Hahn told commissioners the school district was going to implement the program at one time. “Then the sheriff asked us not to, so we’re not,” Hahn said. “We are in full concurrence and in support of the sheriff’s office decision to not implement it at this time.”

But Santa Rosa County Bob Johnson, who was not present at the meeting, told South Santa Rosa News that he does support implementing the program in Santa Rosa schools.

Assistant Chief Deputy Shane Tucker addressed the matter shortly after Hahn spoke, clarifying that the Sheriff’s Office does support utilizing the Guardian Program to supplement, but not replace, School Resource Officers. “Where we got off the rails is the initial part of this discussion (years ago) seemed to lead to removing and using Guardians instead of SROs.” 
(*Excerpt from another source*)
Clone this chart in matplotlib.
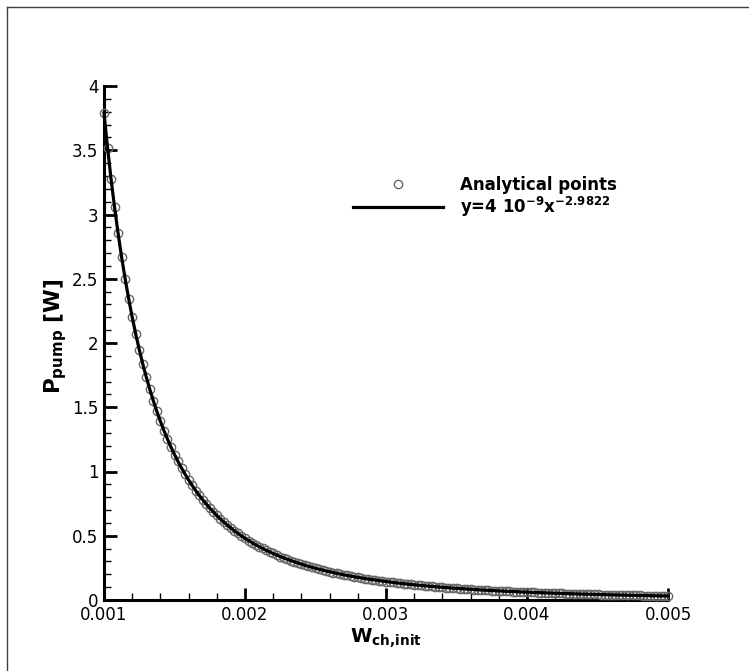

Gulf Coast Gun Owner Chris Smith during Tuesday’s meeting offered to provide two firearms to each school for staff willing to complete the intensive 144-hour training to participate. Smith pointed out sworn law enforcement officers only receive 80 hours of firearms training as part of their certification.

Ultimately the board voted to approve the school resource officer funding request without the stipulation that the district add the Guardian Program, although each commissioners who was present voiced support for it. Commissioner Dave Piech was absent.

Sheriff Johnson said the school board makes the call on whether or not to pursue using the Guardian Program. “If we add them on a strict, case-by-case basis in addition to the (school resource officers), I’m fine with it,” he said.


According to FDOE, Guardians are armed personnel who aid in the prevention or abatement of active assailant incidents on school premises. They are either school employees who volunteer to serve in addition to official job duties or personnel hired for the specific purpose of serving as a school guardian. Guardians must pass psychological and drug screenings, and successfully complete a minimum of 144 hours of training.

The 2019 Legislature expanded the Guardian program to include Class D and G licensed security guards as well as certain school district or charter school employees who volunteer to participate in the program.

State funds are granted to participating Sheriff’s Offices to cover the screening and training costs for each Guardian. Also, Guardians receive a one-time stipend of $500 for serving in the program.